GIVEN DATA:
>>>
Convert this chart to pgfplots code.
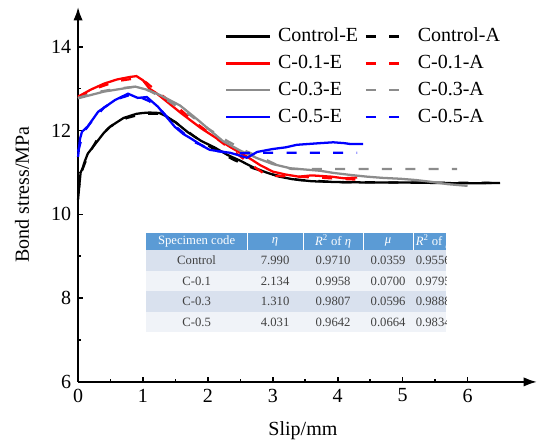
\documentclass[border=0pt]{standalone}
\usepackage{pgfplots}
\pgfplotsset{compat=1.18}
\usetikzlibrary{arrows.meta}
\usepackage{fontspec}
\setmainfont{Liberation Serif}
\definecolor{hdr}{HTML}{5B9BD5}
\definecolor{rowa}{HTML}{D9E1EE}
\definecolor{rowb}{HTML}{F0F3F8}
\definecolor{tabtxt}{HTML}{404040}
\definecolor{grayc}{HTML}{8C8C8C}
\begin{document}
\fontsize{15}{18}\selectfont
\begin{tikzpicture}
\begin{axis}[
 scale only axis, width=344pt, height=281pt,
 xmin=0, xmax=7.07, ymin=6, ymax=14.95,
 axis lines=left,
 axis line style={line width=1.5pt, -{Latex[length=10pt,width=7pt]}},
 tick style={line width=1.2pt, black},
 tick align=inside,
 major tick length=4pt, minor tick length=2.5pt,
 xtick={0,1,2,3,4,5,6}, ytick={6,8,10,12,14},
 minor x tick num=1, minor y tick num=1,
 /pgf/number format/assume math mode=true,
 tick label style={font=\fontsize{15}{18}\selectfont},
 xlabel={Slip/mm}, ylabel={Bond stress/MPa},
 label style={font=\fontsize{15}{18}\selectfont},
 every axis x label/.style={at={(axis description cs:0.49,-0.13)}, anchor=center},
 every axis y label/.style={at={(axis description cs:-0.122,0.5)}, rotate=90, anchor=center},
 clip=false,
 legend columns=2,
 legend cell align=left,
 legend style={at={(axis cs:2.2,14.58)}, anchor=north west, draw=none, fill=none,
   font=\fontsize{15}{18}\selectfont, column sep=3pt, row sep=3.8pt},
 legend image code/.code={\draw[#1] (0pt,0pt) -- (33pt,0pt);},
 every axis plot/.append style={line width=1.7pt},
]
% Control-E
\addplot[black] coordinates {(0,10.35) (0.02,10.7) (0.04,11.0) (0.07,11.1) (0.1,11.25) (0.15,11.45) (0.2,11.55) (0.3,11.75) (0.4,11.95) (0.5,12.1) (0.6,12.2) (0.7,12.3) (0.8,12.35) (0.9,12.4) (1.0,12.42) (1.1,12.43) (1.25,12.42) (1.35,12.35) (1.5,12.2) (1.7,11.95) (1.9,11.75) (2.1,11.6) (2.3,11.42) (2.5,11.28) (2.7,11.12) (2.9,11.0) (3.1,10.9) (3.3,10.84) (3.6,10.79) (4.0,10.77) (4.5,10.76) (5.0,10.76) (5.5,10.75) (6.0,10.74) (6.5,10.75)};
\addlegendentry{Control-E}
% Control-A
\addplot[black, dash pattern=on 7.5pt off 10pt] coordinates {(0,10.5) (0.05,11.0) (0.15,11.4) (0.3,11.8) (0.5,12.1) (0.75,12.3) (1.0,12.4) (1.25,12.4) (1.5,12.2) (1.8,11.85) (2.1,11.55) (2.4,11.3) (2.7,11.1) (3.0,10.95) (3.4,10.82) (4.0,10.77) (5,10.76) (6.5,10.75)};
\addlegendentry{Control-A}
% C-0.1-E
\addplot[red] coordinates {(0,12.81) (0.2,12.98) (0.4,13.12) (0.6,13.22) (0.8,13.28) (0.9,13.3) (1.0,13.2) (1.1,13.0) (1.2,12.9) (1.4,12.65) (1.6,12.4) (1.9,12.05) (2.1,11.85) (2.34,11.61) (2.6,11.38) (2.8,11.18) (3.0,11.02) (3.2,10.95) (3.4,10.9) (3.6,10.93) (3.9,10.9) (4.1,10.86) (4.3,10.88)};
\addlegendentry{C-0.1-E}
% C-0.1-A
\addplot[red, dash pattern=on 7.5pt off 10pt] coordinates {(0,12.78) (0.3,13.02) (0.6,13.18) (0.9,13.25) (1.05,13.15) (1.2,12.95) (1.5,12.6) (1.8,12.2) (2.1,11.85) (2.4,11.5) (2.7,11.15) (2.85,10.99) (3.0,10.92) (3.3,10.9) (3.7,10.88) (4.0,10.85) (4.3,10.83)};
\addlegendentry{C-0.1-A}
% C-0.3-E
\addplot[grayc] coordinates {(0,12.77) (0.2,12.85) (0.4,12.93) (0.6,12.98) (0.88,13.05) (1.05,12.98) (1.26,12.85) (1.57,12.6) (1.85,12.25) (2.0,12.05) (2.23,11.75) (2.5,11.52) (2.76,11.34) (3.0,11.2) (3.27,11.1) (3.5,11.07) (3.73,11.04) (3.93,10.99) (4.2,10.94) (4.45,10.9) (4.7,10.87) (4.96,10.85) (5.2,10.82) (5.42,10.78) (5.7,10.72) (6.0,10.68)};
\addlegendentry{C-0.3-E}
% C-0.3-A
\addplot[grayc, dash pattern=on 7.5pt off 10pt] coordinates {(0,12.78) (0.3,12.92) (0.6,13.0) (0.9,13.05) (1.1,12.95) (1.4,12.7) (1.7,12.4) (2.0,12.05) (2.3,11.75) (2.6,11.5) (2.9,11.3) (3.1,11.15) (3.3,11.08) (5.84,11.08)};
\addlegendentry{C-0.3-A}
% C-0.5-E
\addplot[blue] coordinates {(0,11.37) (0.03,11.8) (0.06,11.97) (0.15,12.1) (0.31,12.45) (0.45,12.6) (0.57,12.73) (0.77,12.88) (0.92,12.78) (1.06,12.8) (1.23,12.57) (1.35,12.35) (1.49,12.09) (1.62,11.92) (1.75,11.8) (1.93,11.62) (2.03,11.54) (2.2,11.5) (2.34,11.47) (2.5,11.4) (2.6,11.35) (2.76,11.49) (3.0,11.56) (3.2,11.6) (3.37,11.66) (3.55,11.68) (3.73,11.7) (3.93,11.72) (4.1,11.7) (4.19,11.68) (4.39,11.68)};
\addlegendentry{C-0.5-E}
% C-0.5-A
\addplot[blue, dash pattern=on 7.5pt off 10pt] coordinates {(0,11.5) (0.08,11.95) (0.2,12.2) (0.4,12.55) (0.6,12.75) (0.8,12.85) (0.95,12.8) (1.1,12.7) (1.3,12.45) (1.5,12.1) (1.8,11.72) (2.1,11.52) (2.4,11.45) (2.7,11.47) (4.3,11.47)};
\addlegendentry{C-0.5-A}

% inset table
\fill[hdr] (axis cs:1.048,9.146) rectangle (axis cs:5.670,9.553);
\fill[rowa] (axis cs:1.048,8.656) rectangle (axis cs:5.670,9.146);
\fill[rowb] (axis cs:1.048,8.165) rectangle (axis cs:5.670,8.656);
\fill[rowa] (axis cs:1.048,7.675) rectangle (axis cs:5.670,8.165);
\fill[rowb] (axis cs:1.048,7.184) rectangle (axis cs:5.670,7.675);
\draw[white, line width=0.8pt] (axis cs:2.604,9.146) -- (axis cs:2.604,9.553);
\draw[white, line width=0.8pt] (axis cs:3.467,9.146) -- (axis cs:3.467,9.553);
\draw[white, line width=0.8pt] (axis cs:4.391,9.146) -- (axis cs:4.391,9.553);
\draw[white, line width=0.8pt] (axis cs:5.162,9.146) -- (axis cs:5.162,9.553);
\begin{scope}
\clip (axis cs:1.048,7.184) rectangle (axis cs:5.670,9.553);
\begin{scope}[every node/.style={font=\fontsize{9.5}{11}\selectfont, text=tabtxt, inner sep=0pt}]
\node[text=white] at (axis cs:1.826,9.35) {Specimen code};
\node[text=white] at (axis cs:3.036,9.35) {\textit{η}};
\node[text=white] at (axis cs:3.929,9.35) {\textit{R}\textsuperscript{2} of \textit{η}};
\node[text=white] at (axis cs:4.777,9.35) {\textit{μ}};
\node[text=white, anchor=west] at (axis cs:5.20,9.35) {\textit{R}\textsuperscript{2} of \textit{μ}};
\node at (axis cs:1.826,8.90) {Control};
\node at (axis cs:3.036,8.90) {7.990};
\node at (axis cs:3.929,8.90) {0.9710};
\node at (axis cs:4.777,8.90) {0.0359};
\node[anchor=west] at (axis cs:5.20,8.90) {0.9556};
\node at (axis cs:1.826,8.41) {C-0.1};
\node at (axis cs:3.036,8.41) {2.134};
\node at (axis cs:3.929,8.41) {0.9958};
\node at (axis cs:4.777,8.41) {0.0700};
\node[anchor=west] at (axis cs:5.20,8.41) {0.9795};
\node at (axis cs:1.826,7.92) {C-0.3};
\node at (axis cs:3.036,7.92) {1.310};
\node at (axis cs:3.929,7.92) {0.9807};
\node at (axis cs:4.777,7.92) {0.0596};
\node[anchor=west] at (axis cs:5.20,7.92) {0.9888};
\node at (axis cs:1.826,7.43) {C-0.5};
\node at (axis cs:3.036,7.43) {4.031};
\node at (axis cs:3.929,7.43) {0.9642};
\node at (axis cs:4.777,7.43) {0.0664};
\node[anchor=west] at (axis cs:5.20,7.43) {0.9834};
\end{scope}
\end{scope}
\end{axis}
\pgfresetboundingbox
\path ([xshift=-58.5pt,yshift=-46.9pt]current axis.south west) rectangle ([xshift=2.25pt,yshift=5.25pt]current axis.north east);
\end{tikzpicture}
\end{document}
<<<
>>>
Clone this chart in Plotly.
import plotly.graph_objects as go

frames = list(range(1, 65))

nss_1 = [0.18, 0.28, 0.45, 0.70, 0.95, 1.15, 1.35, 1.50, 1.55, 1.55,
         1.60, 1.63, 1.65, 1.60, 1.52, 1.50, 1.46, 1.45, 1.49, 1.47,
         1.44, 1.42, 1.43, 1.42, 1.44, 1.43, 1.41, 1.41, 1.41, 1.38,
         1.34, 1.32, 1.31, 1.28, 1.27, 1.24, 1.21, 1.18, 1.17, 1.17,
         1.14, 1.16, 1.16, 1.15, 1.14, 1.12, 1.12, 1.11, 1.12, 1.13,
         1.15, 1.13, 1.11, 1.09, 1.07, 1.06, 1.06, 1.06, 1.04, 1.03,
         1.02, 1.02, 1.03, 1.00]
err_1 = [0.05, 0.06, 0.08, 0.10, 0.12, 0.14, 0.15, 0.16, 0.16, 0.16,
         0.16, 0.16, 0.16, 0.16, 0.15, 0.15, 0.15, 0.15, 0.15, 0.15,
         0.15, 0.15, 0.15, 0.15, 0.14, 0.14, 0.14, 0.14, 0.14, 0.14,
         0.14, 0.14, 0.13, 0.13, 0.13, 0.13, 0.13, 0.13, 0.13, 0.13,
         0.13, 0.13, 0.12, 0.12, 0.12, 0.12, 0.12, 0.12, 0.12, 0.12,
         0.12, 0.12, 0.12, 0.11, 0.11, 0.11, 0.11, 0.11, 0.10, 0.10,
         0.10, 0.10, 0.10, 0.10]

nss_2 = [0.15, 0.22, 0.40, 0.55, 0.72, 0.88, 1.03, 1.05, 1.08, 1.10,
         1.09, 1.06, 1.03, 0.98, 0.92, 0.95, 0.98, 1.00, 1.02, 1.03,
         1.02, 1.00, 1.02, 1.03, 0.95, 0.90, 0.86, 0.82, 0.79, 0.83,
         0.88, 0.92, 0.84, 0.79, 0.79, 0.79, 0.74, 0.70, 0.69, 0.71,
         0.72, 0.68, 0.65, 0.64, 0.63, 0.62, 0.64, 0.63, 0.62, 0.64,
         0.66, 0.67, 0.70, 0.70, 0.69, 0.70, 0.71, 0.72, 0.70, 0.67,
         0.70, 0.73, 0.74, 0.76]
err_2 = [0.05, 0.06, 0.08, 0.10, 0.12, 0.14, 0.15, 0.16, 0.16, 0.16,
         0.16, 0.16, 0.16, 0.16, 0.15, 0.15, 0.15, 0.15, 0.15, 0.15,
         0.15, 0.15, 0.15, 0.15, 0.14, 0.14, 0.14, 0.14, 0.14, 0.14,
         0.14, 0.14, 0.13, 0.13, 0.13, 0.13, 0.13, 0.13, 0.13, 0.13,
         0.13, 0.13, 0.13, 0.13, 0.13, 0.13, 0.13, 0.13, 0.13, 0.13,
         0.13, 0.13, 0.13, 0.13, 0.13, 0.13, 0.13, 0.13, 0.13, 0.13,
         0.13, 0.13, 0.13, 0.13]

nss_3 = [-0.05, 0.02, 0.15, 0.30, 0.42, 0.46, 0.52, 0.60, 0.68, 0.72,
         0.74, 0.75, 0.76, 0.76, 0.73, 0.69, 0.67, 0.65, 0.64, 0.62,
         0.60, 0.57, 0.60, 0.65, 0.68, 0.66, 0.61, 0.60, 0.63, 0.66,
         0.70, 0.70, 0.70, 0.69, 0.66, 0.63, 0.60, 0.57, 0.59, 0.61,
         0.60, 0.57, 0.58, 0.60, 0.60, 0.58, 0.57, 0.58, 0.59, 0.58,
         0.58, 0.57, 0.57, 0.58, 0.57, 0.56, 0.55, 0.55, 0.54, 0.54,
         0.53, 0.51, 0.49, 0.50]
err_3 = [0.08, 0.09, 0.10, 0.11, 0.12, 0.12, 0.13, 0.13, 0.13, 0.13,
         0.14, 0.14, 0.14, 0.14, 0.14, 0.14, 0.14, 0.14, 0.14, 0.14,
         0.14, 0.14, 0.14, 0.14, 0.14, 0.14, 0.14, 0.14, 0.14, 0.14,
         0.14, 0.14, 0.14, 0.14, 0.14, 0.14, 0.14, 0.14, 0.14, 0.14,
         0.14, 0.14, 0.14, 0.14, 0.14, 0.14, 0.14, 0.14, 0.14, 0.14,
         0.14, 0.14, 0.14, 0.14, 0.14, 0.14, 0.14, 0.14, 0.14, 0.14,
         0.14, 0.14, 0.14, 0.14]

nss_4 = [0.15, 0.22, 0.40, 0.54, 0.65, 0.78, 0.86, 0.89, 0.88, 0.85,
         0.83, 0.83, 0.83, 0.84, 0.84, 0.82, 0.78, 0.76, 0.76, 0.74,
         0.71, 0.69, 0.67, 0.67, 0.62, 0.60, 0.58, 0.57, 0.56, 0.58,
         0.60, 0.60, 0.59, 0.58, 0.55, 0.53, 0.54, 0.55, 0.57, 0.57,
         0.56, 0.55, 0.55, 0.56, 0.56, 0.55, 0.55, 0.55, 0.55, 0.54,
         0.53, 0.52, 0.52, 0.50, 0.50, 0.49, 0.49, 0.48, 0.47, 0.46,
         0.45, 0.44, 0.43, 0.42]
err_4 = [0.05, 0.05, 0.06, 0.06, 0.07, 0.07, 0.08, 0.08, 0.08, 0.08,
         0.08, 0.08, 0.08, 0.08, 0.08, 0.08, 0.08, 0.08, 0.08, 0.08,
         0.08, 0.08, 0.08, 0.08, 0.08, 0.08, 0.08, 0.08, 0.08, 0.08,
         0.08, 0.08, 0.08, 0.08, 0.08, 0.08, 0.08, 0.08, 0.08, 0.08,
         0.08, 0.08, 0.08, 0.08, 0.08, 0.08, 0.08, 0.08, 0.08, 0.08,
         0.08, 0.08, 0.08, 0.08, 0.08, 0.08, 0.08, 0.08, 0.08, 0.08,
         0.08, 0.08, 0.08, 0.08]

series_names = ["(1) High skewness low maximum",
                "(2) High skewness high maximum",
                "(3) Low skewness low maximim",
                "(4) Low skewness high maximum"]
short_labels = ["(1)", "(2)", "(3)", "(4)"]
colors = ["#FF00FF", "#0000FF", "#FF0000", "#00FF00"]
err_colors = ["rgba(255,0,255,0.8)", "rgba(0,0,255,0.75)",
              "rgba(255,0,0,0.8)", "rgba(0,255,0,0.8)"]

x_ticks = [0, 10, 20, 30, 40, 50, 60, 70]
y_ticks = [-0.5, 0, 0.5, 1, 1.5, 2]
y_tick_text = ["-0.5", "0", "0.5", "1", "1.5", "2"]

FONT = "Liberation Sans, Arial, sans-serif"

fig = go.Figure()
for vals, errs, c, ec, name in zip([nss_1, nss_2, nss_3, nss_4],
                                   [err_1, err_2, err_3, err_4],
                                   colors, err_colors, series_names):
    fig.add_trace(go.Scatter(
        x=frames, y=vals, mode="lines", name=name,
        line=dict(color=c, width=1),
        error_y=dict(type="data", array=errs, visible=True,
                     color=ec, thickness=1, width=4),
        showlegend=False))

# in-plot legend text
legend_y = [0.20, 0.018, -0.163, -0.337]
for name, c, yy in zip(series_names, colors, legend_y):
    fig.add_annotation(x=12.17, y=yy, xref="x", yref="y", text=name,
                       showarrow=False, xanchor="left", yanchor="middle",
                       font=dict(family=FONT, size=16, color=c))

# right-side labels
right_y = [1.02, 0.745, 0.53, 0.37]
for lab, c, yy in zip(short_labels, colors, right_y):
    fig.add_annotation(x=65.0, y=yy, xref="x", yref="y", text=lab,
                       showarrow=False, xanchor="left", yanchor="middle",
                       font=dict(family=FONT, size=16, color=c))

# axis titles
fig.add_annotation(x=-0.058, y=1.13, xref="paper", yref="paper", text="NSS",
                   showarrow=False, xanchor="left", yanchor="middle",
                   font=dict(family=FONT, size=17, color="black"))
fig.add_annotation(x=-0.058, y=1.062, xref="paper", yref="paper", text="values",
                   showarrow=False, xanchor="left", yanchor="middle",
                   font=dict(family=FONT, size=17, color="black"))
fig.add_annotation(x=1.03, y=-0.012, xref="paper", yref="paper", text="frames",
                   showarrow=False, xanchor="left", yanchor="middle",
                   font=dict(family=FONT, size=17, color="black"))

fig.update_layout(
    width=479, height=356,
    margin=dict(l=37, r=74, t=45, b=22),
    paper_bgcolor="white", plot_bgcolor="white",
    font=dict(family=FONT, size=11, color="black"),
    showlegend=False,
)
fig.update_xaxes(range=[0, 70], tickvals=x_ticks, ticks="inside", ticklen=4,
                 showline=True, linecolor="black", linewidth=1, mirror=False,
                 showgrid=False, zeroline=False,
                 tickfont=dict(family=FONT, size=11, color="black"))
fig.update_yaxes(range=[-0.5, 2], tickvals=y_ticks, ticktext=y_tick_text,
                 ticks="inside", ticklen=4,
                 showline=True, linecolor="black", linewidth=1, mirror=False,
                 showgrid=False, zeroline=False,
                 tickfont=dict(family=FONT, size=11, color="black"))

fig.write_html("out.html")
<<<
>>>
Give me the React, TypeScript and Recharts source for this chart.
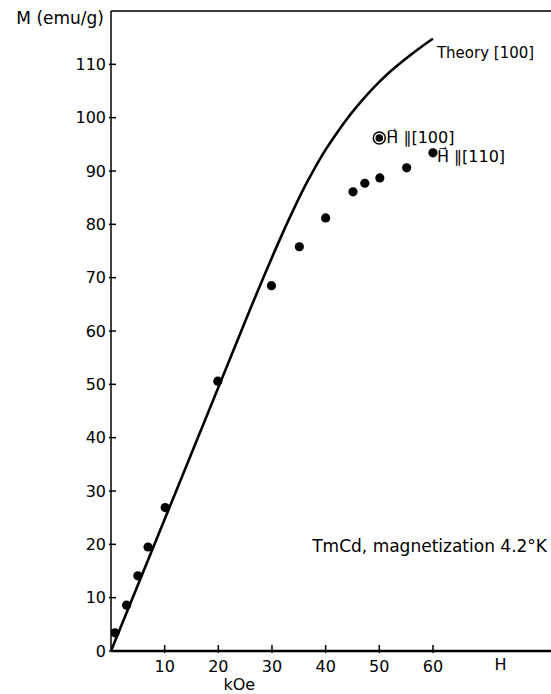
<<<
Extract exactly the run of lines beginning at the line with "Clone this chart in Plotly." and ending at the line with "0.10, 0.10, 0.10, 0.10]", including both ends and nothing beyond them.

WRITTEN SOLUTION:
Clone this chart in Plotly.
import plotly.graph_objects as go

frames = list(range(1, 65))

nss_1 = [0.18, 0.28, 0.45, 0.70, 0.95, 1.15, 1.35, 1.50, 1.55, 1.55,
         1.60, 1.63, 1.65, 1.60, 1.52, 1.50, 1.46, 1.45, 1.49, 1.47,
         1.44, 1.42, 1.43, 1.42, 1.44, 1.43, 1.41, 1.41, 1.41, 1.38,
         1.34, 1.32, 1.31, 1.28, 1.27, 1.24, 1.21, 1.18, 1.17, 1.17,
         1.14, 1.16, 1.16, 1.15, 1.14, 1.12, 1.12, 1.11, 1.12, 1.13,
         1.15, 1.13, 1.11, 1.09, 1.07, 1.06, 1.06, 1.06, 1.04, 1.03,
         1.02, 1.02, 1.03, 1.00]
err_1 = [0.05, 0.06, 0.08, 0.10, 0.12, 0.14, 0.15, 0.16, 0.16, 0.16,
         0.16, 0.16, 0.16, 0.16, 0.15, 0.15, 0.15, 0.15, 0.15, 0.15,
         0.15, 0.15, 0.15, 0.15, 0.14, 0.14, 0.14, 0.14, 0.14, 0.14,
         0.14, 0.14, 0.13, 0.13, 0.13, 0.13, 0.13, 0.13, 0.13, 0.13,
         0.13, 0.13, 0.12, 0.12, 0.12, 0.12, 0.12, 0.12, 0.12, 0.12,
         0.12, 0.12, 0.12, 0.11, 0.11, 0.11, 0.11, 0.11, 0.10, 0.10,
         0.10, 0.10, 0.10, 0.10]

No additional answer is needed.